To focus on your past experience, if autoremove is going to remove "more than you intended", it's only doing that because those packages are no longer depended upon. That happens when you accidentally remove something :)

A common example from the good old days would be removing something Compiz-related. apt-get would show you a list of Compiz packages it was going to remove and you'd miss that ubuntu-desktop was also in there. ubuntu-desktop is just a meta-package that depends on all the packages that make up the desktop so removing it doesn't directly remove anything...

... But when you do an subsequent autoremove, all those things that ubuntu-desktop was the sole dependency... They're going bye-bye.

A few lessons:

  • sudo apt-get remove <package> will warn you what it's going to remove directly. It won't notify you about knock-on effects.
  • sudo apt-get autoremove should also warn you what it's going to do.
  • Use apt-get -s autoremove to do a simulated dry run if you're unsure.

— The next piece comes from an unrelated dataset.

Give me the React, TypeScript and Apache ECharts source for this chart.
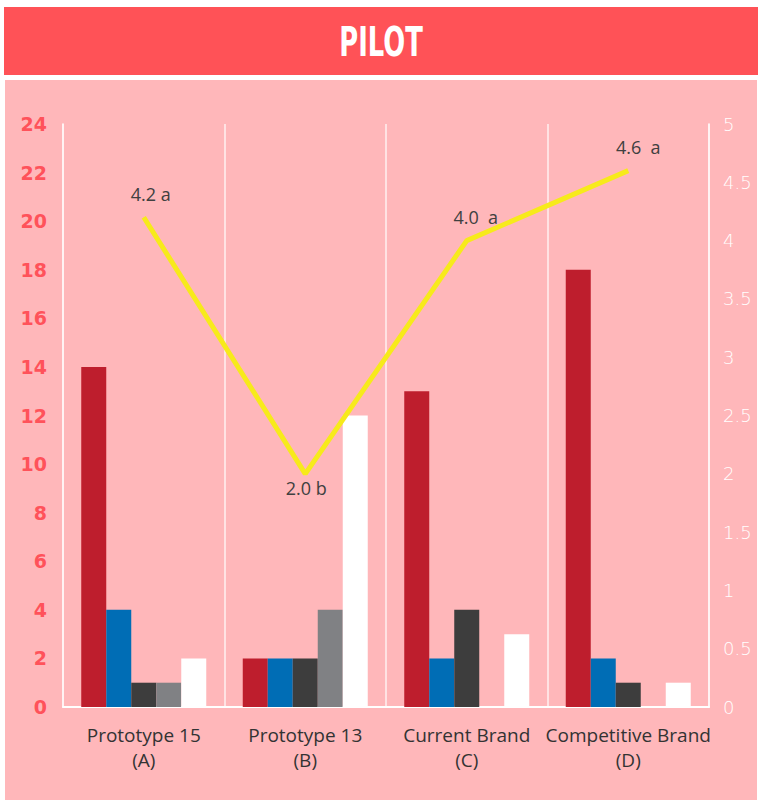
import React, { useEffect, useRef } from "react";
import * as echarts from "echarts";

const categories = ["Prototype 15\n(A)", "Prototype 13\n(B)", "Current Brand\n(C)", "Competitive Brand\n(D)"];
const seriesRed = [14, 2, 13, 18];
const seriesBlue = [4, 2, 2, 2];
const seriesDark = [1, 2, 4, 1];
const seriesGray = [1, 4, 0, 0];
const seriesWhite = [2, 12, 3, 1];
const lineValues = [4.2, 2.0, 4.0, 4.6];
const lineLabels = ["4.2 a", "2.0 b", "4.0  a", "4.6  a"];
const title = "PILOT";

export default function App() {
  const ref = useRef<HTMLDivElement>(null);
  useEffect(() => {
    if (!ref.current) return;
    const chart = echarts.init(ref.current, null, { renderer: "svg" });
    const barSeries = [
      { name: "r", data: seriesRed, color: "#BE1E2D" },
      { name: "b", data: seriesBlue, color: "#006DB5" },
      { name: "d", data: seriesDark, color: "#3D3D3D" },
      { name: "g", data: seriesGray, color: "#808184" },
      { name: "w", data: seriesWhite, color: "#FFFFFF" },
    ].map((s) => ({
      type: "bar",
      name: s.name,
      data: s.data,
      yAxisIndex: 0,
      barWidth: 25,
      barGap: "0%",
      itemStyle: { color: s.color },
      z: 2,
    }));
    const labelPos = [
      { position: "top", offset: [7, -9] },
      { position: "bottom", offset: [1, 0] },
      { position: "top", offset: [9, -9] },
      { position: "top", offset: [10, -9] },
    ];
    chart.setOption({
      animation: false,
      backgroundColor: "#FFFFFF",
      graphic: [
        { type: "rect", shape: { x: 4, y: 7, width: 754, height: 68 }, style: { fill: "#FF5257" }, z: -10 },
        { type: "rect", shape: { x: 5, y: 80, width: 752, height: 720 }, style: { fill: "#FFB7BA" }, z: -10 },
        {
          type: "text",
          x: 381,
          y: 42,
          scaleX: 0.7,
          style: {
            text: title,
            fill: "#FFFFFF",
            font: "bold 41px 'Liberation Sans Narrow', 'DejaVu Sans Condensed'",
            align: "center",
            verticalAlign: "middle",
          },
          z: 10,
        },
      ],
      grid: { left: 63, right: 53, top: 124, bottom: 97, containLabel: false },
      xAxis: {
        type: "category",
        data: categories,
        axisLine: { show: true, lineStyle: { color: "#FFFFFF", width: 2 } },
        axisTick: { show: false },
        splitLine: { show: true, lineStyle: { color: "rgba(255,255,255,0.6)", width: 2 } },
        axisLabel: {
          color: "#333333",
          fontSize: 19,
          lineHeight: 25,
          margin: 15,
          fontFamily: "'Open Sans'",
          interval: 0,
        },
      },
      yAxis: [
        {
          type: "value",
          min: 0,
          max: 24,
          interval: 2,
          splitLine: { show: false },
          axisLine: { show: true, lineStyle: { color: "rgba(255,255,255,0.6)", width: 2 } },
          axisLabel: {
            color: "#FF525A",
            fontSize: 19,
            fontWeight: "bold",
            fontFamily: "'DejaVu Sans'",
            margin: 16,
          },
        },
        {
          type: "value",
          min: 0,
          max: 5,
          interval: 0.5,
          splitLine: { show: false },
          axisLine: { show: true, lineStyle: { color: "rgba(255,255,255,0.6)", width: 2 } },
          axisLabel: {
            color: "#FFFFFF",
            fontSize: 18,
            fontWeight: 300,
            fontFamily: "'DejaVu Sans'",
            margin: 14,
          },
        },
      ],
      series: [
        ...barSeries,
        {
          type: "line",
          yAxisIndex: 1,
          data: lineValues.map((v, i) => ({
            value: v,
            label: {
              show: true,
              position: labelPos[i].position,
              offset: labelPos[i].offset,
              formatter: lineLabels[i],
              color: "#404040",
              fontSize: 18,
              fontFamily: "'Open Sans'",
            },
          })),
          symbol: "circle",
          symbolSize: 1,
          showSymbol: true,
          itemStyle: { color: "rgba(0,0,0,0)" },
          lineStyle: { color: "#F7EA1B", width: 5 },
          z: 5,
        },
      ],
    });
    return () => chart.dispose();
  }, []);
  return (
    <div
      ref={ref}
      style={{ position: "absolute", left: 0, top: 0, width: 762, height: 804 }}
    />
  );
}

You can use that on all apt-get commands.
  • If you reboot and you're staring at TTY1 wondering what the monkeys you've nuked this time, /var/log/apt/history.log should have you most recent activity.
  • If in doubt, check ubuntu-desktop is installed.

Is autoremove safe? It's heavy machinery so it's only as safe as the driver... But that said, it's hard to do permanent damage.

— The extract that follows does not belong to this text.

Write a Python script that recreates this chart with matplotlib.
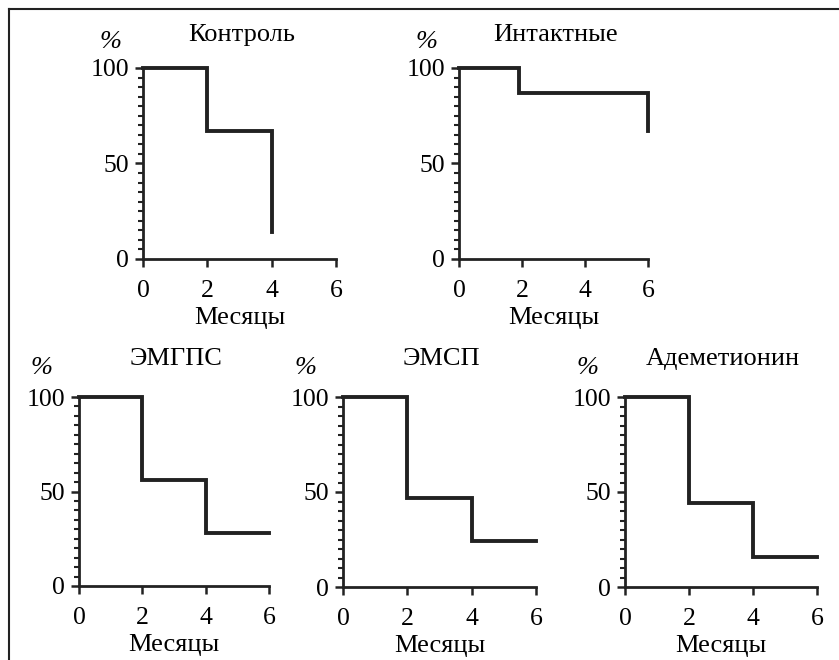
import matplotlib
matplotlib.use("Agg")
import matplotlib.pyplot as plt
from matplotlib.lines import Line2D
from matplotlib.ticker import MultipleLocator

plt.rcParams["font.family"] = ["Liberation Serif", "DejaVu Serif"]

W, H = 839, 660

# survival data: event times, survival level (%), end of follow-up
titles = ["Контроль", "Интактные", "ЭМГПС", "ЭМСП", "Адеметионин"]
times = [[0, 2, 4], [0, 1.9, 6], [0, 2, 4], [0, 2, 4], [0, 2, 4]]
levels = [[100, 67, 14], [100, 87, 67], [100, 56, 28], [100, 47, 24], [100, 44, 16]]
ends = [4, 6, 6, 6, 6]
xticks = [0, 2, 4, 6]
yticks = [0, 50, 100]

# axes boxes in pixels: left, right, top, bottom
boxes = [
    (143, 336, 68, 259),
    (459, 648, 68, 259),
    (79, 269, 397, 586),
    (343, 536, 397, 587),
    (625, 817, 397, 587),
]

ink = "#222222"
fig = plt.figure(figsize=(W / 100, H / 100), dpi=100)

# frame lines (top and left)
fig.add_artist(Line2D([9 / W, 1], [1 - 9 / H, 1 - 9 / H], color=ink, lw=1.5))
fig.add_artist(Line2D([9 / W, 9 / W], [1 - 9 / H, 0], color=ink, lw=1.5))


def step_path(t, lv, end):
    xs, ys = [t[0]], [lv[0]]
    for i in range(1, len(t)):
        xs += [t[i], t[i]]
        ys += [lv[i - 1], lv[i]]
    if end > t[-1]:
        xs.append(end)
        ys.append(lv[-1])
    return xs, ys


for k, (l, r, tp, b) in enumerate(boxes):
    ax = fig.add_axes([l / W, 1 - b / H, (r - l) / W, (b - tp) / H])
    xs, ys = step_path(times[k], levels[k], ends[k])
    ax.plot(xs, ys, color=ink, lw=2.8, clip_on=False, solid_joinstyle="miter")
    ax.set_xlim(0, 6)
    ax.set_ylim(0, 100)
    ax.set_xticks(xticks)
    ax.set_yticks(yticks)
    ax.yaxis.set_minor_locator(MultipleLocator(5))
    for s in ["top", "right"]:
        ax.spines[s].set_visible(False)
    for s in ["left", "bottom"]:
        ax.spines[s].set_linewidth(2)
        ax.spines[s].set_color(ink)
    ax.tick_params(axis="both", which="major", length=6, width=1.8, color=ink,
                   labelsize=18.5)
    ax.tick_params(axis="x", pad=9)
    ax.tick_params(axis="y", pad=4)
    ax.tick_params(axis="y", which="minor", length=3.5, width=1.5, color=ink)
    ax.set_xlabel("Месяцы", fontsize=19, labelpad=4)
    cx = (l + r) / 2
    top_row = k < 2
    fig.text((cx + 2) / W, 1 - (tp - (33 if top_row else 38)) / H, titles[k],
             fontsize=19, ha="center", va="center")
    fig.text((l - (33 if top_row else 37)) / W, 1 - (tp - (26 if top_row else 29)) / H,
             "%", fontsize=19, style="italic", ha="center", va="center")

fig.savefig("out.png", dpi=100)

The following packages were automatically installed and are no longer required

If they are no longer required apt will know when it builds the dependencies. apt-get just inform you "Hey, you removed something that installed these packages. I prefer that you decide what to do with them since you are the boss".

Now, it is safe? Yes. What happen if you need em again? apt will download them. Should I check the list? Yes. A light check might be needed.